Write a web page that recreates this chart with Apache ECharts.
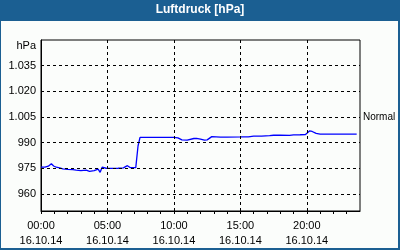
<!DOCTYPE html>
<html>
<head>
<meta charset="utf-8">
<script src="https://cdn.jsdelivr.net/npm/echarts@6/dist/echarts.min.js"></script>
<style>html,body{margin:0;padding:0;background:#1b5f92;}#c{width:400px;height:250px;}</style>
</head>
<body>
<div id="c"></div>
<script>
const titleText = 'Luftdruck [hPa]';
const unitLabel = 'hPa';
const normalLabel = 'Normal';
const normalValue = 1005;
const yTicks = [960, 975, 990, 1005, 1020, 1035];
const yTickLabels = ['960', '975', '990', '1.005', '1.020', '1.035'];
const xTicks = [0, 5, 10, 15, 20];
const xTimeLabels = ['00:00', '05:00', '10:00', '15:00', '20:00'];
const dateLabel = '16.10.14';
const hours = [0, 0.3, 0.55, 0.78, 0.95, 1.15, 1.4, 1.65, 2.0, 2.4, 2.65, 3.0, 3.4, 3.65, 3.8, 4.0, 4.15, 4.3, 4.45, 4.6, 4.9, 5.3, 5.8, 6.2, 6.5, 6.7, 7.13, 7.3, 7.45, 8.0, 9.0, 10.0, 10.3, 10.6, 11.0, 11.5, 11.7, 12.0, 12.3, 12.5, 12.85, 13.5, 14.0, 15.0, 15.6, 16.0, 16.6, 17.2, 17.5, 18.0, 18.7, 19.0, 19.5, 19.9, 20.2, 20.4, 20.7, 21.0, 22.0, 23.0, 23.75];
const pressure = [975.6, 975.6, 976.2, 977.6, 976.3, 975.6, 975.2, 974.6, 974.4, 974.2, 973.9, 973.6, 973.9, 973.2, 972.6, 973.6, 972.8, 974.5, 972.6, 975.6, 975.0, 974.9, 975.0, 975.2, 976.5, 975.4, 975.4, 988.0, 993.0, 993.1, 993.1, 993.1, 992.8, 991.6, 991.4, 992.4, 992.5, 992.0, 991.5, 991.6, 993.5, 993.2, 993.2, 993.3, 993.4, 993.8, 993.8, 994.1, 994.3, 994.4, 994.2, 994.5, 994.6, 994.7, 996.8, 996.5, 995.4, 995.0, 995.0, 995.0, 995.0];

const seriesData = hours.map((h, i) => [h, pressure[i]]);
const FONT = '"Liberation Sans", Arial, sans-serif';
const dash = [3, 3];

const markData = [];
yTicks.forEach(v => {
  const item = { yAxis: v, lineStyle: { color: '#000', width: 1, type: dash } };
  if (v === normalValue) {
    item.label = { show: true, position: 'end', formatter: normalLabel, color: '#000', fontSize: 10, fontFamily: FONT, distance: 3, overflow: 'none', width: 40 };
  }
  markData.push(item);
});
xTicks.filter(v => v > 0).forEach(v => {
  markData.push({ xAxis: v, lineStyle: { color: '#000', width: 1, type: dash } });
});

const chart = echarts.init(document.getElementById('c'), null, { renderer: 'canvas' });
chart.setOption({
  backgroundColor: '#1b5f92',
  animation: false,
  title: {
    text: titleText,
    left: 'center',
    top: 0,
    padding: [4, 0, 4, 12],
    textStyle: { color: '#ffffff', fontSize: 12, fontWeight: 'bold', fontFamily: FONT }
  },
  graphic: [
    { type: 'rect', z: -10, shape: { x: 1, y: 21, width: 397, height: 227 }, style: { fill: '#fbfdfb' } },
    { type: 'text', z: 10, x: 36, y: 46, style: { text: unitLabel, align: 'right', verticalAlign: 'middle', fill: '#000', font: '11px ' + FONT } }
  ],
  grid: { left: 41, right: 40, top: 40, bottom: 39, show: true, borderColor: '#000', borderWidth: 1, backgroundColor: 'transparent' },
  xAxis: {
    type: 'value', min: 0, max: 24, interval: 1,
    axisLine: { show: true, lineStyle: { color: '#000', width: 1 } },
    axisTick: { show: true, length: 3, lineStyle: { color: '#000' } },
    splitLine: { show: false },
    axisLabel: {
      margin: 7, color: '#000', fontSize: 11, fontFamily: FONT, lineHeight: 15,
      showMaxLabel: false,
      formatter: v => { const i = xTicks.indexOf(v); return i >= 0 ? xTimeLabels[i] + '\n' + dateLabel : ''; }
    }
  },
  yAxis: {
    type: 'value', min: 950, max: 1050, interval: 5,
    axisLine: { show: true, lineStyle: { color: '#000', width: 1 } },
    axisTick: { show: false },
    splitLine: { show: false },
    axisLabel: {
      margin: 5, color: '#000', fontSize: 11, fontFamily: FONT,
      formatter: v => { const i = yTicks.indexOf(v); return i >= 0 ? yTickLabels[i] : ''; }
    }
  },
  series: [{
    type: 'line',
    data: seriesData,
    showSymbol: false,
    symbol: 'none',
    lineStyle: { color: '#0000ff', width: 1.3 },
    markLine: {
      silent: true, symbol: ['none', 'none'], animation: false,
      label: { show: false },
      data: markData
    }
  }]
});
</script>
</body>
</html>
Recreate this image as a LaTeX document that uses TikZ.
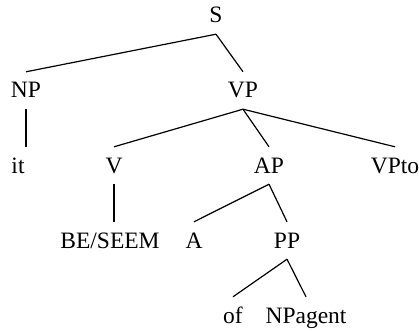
----------
Repeat the data exactly, without the pictures.

_TASK RESPONSE:_
Write a web page that recreates this chart with Apache ECharts.
<!DOCTYPE html>
<html>
<head>
<meta charset="utf-8">
<script src="https://cdn.jsdelivr.net/npm/echarts@6/dist/echarts.min.js"></script>
<style>html,body{margin:0;padding:0;background:#1b5f92;}#c{width:400px;height:250px;}</style>
</head>
<body>
<div id="c"></div>
<script>
const titleText = 'Luftdruck [hPa]';
const unitLabel = 'hPa';
const normalLabel = 'Normal';
const normalValue = 1005;
const yTicks = [960, 975, 990, 1005, 1020, 1035];
const yTickLabels = ['960', '975', '990', '1.005', '1.020', '1.035'];
const xTicks = [0, 5, 10, 15, 20];
const xTimeLabels = ['00:00', '05:00', '10:00', '15:00', '20:00'];
const dateLabel = '16.10.14';
const hours = [0, 0.3, 0.55, 0.78, 0.95, 1.15, 1.4, 1.65, 2.0, 2.4, 2.65, 3.0, 3.4, 3.65, 3.8, 4.0, 4.15, 4.3, 4.45, 4.6, 4.9, 5.3, 5.8, 6.2, 6.5, 6.7, 7.13, 7.3, 7.45, 8.0, 9.0, 10.0, 10.3, 10.6, 11.0, 11.5, 11.7, 12.0, 12.3, 12.5, 12.85, 13.5, 14.0, 15.0, 15.6, 16.0, 16.6, 17.2, 17.5, 18.0, 18.7, 19.0, 19.5, 19.9, 20.2, 20.4, 20.7, 21.0, 22.0, 23.0, 23.75];
const pressure = [975.6, 975.6, 976.2, 977.6, 976.3, 975.6, 975.2, 974.6, 974.4, 974.2, 973.9, 973.6, 973.9, 973.2, 972.6, 973.6, 972.8, 974.5, 972.6, 975.6, 975.0, 974.9, 975.0, 975.2, 976.5, 975.4, 975.4, 988.0, 993.0, 993.1, 993.1, 993.1, 992.8, 991.6, 991.4, 992.4, 992.5, 992.0, 991.5, 991.6, 993.5, 993.2, 993.2, 993.3, 993.4, 993.8, 993.8, 994.1, 994.3, 994.4, 994.2, 994.5, 994.6, 994.7, 996.8, 996.5, 995.4, 995.0, 995.0, 995.0, 995.0];

const seriesData = hours.map((h, i) => [h, pressure[i]]);
const FONT = '"Liberation Sans", Arial, sans-serif';
const dash = [3, 3];

const markData = [];
yTicks.forEach(v => {
  const item = { yAxis: v, lineStyle: { color: '#000', width: 1, type: dash } };
  if (v === normalValue) {
    item.label = { show: true, position: 'end', formatter: normalLabel, color: '#000', fontSize: 10, fontFamily: FONT, distance: 3, overflow: 'none', width: 40 };
  }
  markData.push(item);
});
xTicks.filter(v => v > 0).forEach(v => {
  markData.push({ xAxis: v, lineStyle: { color: '#000', width: 1, type: dash } });
});

const chart = echarts.init(document.getElementById('c'), null, { renderer: 'canvas' });
chart.setOption({
  backgroundColor: '#1b5f92',
  animation: false,
  title: {
    text: titleText,
    left: 'center',
    top: 0,
    padding: [4, 0, 4, 12],
    textStyle: { color: '#ffffff', fontSize: 12, fontWeight: 'bold', fontFamily: FONT }
  },
  graphic: [
    { type: 'rect', z: -10, shape: { x: 1, y: 21, width: 397, height: 227 }, style: { fill: '#fbfdfb' } },
    { type: 'text', z: 10, x: 36, y: 46, style: { text: unitLabel, align: 'right', verticalAlign: 'middle', fill: '#000', font: '11px ' + FONT } }
  ],
  grid: { left: 41, right: 40, top: 40, bottom: 39, show: true, borderColor: '#000', borderWidth: 1, backgroundColor: 'transparent' },
  xAxis: {
    type: 'value', min: 0, max: 24, interval: 1,
    axisLine: { show: true, lineStyle: { color: '#000', width: 1 } },
    axisTick: { show: true, length: 3, lineStyle: { color: '#000' } },
    splitLine: { show: false },
    axisLabel: {
      margin: 7, color: '#000', fontSize: 11, fontFamily: FONT, lineHeight: 15,
      showMaxLabel: false,
      formatter: v => { const i = xTicks.indexOf(v); return i >= 0 ? xTimeLabels[i] + '\n' + dateLabel : ''; }
    }
  },
  yAxis: {
    type: 'value', min: 950, max: 1050, interval: 5,
    axisLine: { show: true, lineStyle: { color: '#000', width: 1 } },
    axisTick: { show: false },
    splitLine: { show: false },
    axisLabel: {
      margin: 5, color: '#000', fontSize: 11, fontFamily: FONT,
      formatter: v => { const i = yTicks.indexOf(v); return i >= 0 ? yTickLabels[i] : ''; }
    }
  },
  series: [{
    type: 'line',
    data: seriesData,
    showSymbol: false,
    symbol: 'none',
    lineStyle: { color: '#0000ff', width: 1.3 },
    markLine: {
      silent: true, symbol: ['none', 'none'], animation: false,
      label: { show: false },
      data: markData
    }
  }]
});
</script>
</body>
</html>
Recreate this image as a LaTeX document that uses TikZ.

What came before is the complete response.